A Dedicated Standard 199 Test Rig Eliminates Guesswork
Plugged filters, high emissions or other system problems are symptoms of poorly-functioning dust collectors. Industry experts estimate that 80% of all dust collectors do not operate satisfactorily. It’s a complex task to design and select dust collection equipment. It requires a comprehensive analysis of the dust or other airborne contaminant, system operating conditions, and many other factors. Yet all too often, equipment decisions are based on guesswork, so dust collectors don’t perform as expected.
Standard 199 testing compares dust collectors based on true operating conditions and real world performance data on emissions, pressure drop, compressed air usage, energy consumption and emission readings. The standard applies to industrial dust collectors that use pulse cleaning to recondition the filter media so the collector can continue to operate.
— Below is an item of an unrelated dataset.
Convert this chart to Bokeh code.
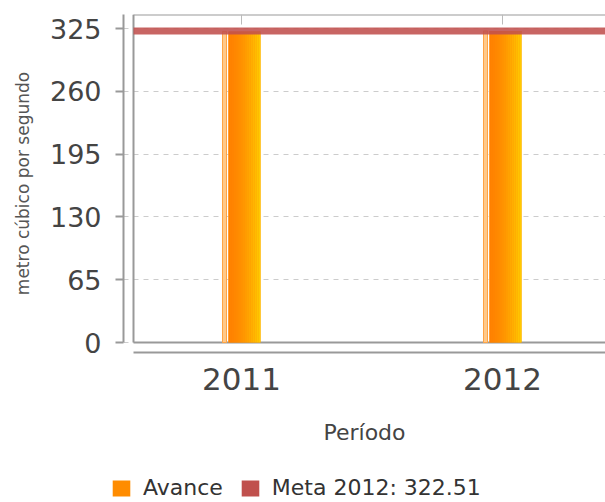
from bokeh.plotting import figure
from bokeh.models import FixedTicker, Legend, LegendItem, Range1d
from bokeh.layouts import column, row
from bokeh.embed import file_html
from bokeh.resources import INLINE

# ---- data ----
years = [2011, 2012]
year_labels = ["2011", "2012"]
avance = [322.0, 322.5]
meta_value = 322.51
meta_label = "Meta 2012: 322.51"
series_labels = ["Avance", meta_label]
y_ticks = [0, 65, 130, 195, 260, 325]

# ---- geometry helpers (pixel -> data) ----
PX = 261.0              # px per year
PXY = 314.0 / 325.0     # px per unit
x_start = years[0] - 118 / PX
x_end = years[-1] + 103 / PX
x_inner = years[0] - 108 / PX
y_end = 325 + 14 / PXY
y_start = -10 / PXY

FONT = "DejaVu Sans"
GRAY = "#999999"
ORANGE = "#FF8C00"
RED = "#C0504D"

p = figure(frame_width=482, frame_height=338, output_backend="svg", toolbar_location=None,
           x_range=Range1d(x_start, x_end), y_range=Range1d(y_start, y_end),
           min_border_left=123, min_border_right=0, min_border_top=14,
           min_border_bottom=100)
p.outline_line_color = None
p.background_fill_color = "white"
p.border_fill_color = "white"

# grid
p.xgrid.visible = False
p.ygrid.ticker = FixedTicker(ticks=y_ticks)
p.ygrid.grid_line_color = "#cccccc"
p.ygrid.grid_line_dash = "5 5"
p.ygrid.grid_line_width = 1

# inner frame lines
p.segment(x0=[x_inner, x_inner, x_inner], y0=[0, 0, y_end],
          x1=[x_inner, x_end, x_end], y1=[y_end, 0, y_end],
          line_color=GRAY, line_width=2)
# small top ticks at categories
p.segment(x0=years, y0=[y_end] * 2, x1=years, y1=[y_end - 10 / PXY] * 2,
          line_color="#bbbbbb", line_width=1)

# stripe (3d side)
stripe_off = -17 / PX
p.vbar(x=[y + stripe_off for y in years], top=avance, bottom=0, width=4 / PX,
       fill_color="#FFC98A", line_color="#FFA444", line_width=1)

# main bars: base + gradient strips
main_off = 3 / PX
p.vbar(x=[y + main_off for y in years], top=avance, bottom=0, width=32 / PX,
       fill_color=ORANGE, line_color=None)
n = 16
left_px, right_px = -13, 19
c0 = (255, 128, 0)
c1 = (255, 206, 0)
for i in range(n):
    t = (i + 0.5) / n
    tt = t ** 1.6
    col = "#%02x%02x%02x" % tuple(int(round(a + (b - a) * tt)) for a, b in zip(c0, c1))
    cpx = left_px + (right_px - left_px) * (i + 0.5) / n
    p.vbar(x=[y + cpx / PX for y in years], top=avance, bottom=0,
           width=(right_px - left_px) / n / PX * 1.05,
           fill_color=col, line_color=None)

# meta line as thin bar
p.hbar(y=[meta_value], left=[x_inner], right=[x_end], height=7 / PXY,
       fill_color=RED, fill_alpha=0.88, line_color=None)

# axes
yax = p.yaxis[0]
yax.ticker = FixedTicker(ticks=y_ticks)
yax.bounds = (0, y_end)
yax.axis_line_color = GRAY
yax.axis_line_width = 2
yax.major_tick_line_color = GRAY
yax.major_tick_line_width = 2
yax.major_tick_out = 8
yax.major_tick_in = 0
yax.minor_tick_line_color = None
yax.major_label_standoff = 14
yax.major_label_text_font = FONT
yax.major_label_text_font_size = "27px"
yax.major_label_text_color = "#444444"
yax.axis_label = "metro cúbico por segundo"
yax.axis_label_text_font = FONT
yax.axis_label_text_font_size = "17px"
yax.axis_label_text_font_style = "normal"
yax.axis_label_text_color = "#555555"
yax.axis_label_standoff = 14

xax = p.xaxis[0]
xax.ticker = FixedTicker(ticks=years)
xax.major_label_overrides = {y: l for y, l in zip(years, year_labels)}
xax.bounds = (x_inner, x_end)
xax.axis_line_color = GRAY
xax.axis_line_width = 2
xax.major_tick_line_color = None
xax.major_tick_out = 0
xax.major_tick_in = 0
xax.minor_tick_line_color = None
xax.major_label_standoff = 15
xax.major_label_text_font = FONT
xax.major_label_text_font_size = "31px"
xax.major_label_text_color = "#444444"
xax.axis_label = "Período"
xax.axis_label_text_font = FONT
xax.axis_label_text_font_size = "22px"
xax.axis_label_text_font_style = "normal"
xax.axis_label_text_color = "#444444"
xax.axis_label_standoff = 27

# ---- legend strip below ----
lf = figure(width=605, height=50, output_backend="svg", toolbar_location=None,
            x_range=Range1d(0, 1), y_range=Range1d(0, 1),
            x_axis_location=None, y_axis_location=None,
            min_border=0, min_border_left=0, min_border_right=0,
            min_border_top=0, min_border_bottom=0)
lf.grid.visible = False
lf.outline_line_color = None
r1 = lf.vbar(x=[0.5], top=[0], bottom=[0], width=0.0, fill_color=ORANGE, line_color=None)
r2 = lf.vbar(x=[0.5], top=[0], bottom=[0], width=0.0, fill_color=RED, line_color=None)
legend = Legend(items=[LegendItem(label=series_labels[0], renderers=[r1]),
                       LegendItem(label=series_labels[1], renderers=[r2])],
                orientation="horizontal", location=(110, 2),
                glyph_width=22, glyph_height=20, label_standoff=11, spacing=16,
                label_height=20,
                label_text_font=FONT, label_text_font_size="22px",
                label_text_color="#333333", border_line_color=None,
                background_fill_alpha=0, padding=0, margin=0)
lf.add_layout(legend, "center")

layout = column(p, row(lf, spacing=0), spacing=0)
open("out.html", "w").write(file_html(layout, INLINE))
Armed with this comparative data on operation, energy costs and particle emissions, you can make more informed long-term decisions to reduce maintenance, consumables and disposal costs.
Standard 199 Testing Stages
Standard 199 testing aims to challenge dust collectors in ways that mimic real-life use. The testing methodology requires use of calcium-carbonate dust with a specific particle size, bulk density, and moisture content, as outlined in the standard. The methodology includes six stages:
- Stage 1: Initial dust loading. Feed dust into the collector at the specified rate, without pulse cleaning, until the system reaches the specified differential pressure.
- Stage 2: Initial dust loading with on-demand cleaning. Begin on-demand pulse cleaning while continuing to feed more dust at the same airflow. The high and low differential-pressure set points determine the cleaning interval. Pulse cleaning is the most common filter-cleaning method that the pharmaceutical industry uses.
- Stage 3: Dust loading with continuous cleaning. Maintain the airflow and dust feed and continue to pulse-clean the filters at routine intervals for 24 hours or until the system reaches the specified maximum differential pressure.
- Stage 4: Final dust loading with on-demand cleaning. Test the final dust loading with on-demand cleaning by maintaining the airflow and dust feed. As with Stage 2, the high and low differential-pressure set points trigger the filter cleaning, the frequency of which varies depending on the system’s performance and pressure buildup.
- Stage 5: Upset condition. Maintain the dust feed while suspending pulse cleaning to mimic how the dust collector would perform in an upset condition.
- Stage 6: Post-upset condition. Replicate the downtime cleaning process to simulate a post-upset scenario to return the system to normal operation.
Standard 199 Dust Collector Performance Parameters
As measured by pound per square inch (Psig) gauge, differential pressure is the energy required to move a given volume of water through a system. Higher differential pressure readings mean higher operational costs. A well-designed primary filter for a dust collector, manufactured properly, can release dust during the reverse-pulse cleaning cycle and reduce cleaning frequency, which helps the system maintain a low pressure drop throughout the service life of the filter.
As measured in milligrams per cubic meter of air or mg/m3, measures how much material passes through the dust collector filters during normal operations. Measuring emissions potentially helps meet certain EPA regulations.
Compressed Air Consumption
As measured in ft3/1000ft3, the amount of compressed air consumed can be used as an indicator for the amount of energy required to power the pulse cleaning system. This measurement indicates the effectiveness of the self-cleaning system because more efficient pulse cleaning consumes less compressed air.
Overall Energy Consumption
As measured by kWh over the time of the test, less energy used means lower overall energy costs. Energy is required to run the dust collector’s filter pulse cleaning system, the fan that pulls air through the system and the variable frequency drive that helps to maintain a constant air flow and static pressure. More efficient pulse cleaning and lower average pressure drop across the filters reduces the amount of energy required by the fan, extends the service life of the filter and reduces overall energy consumption.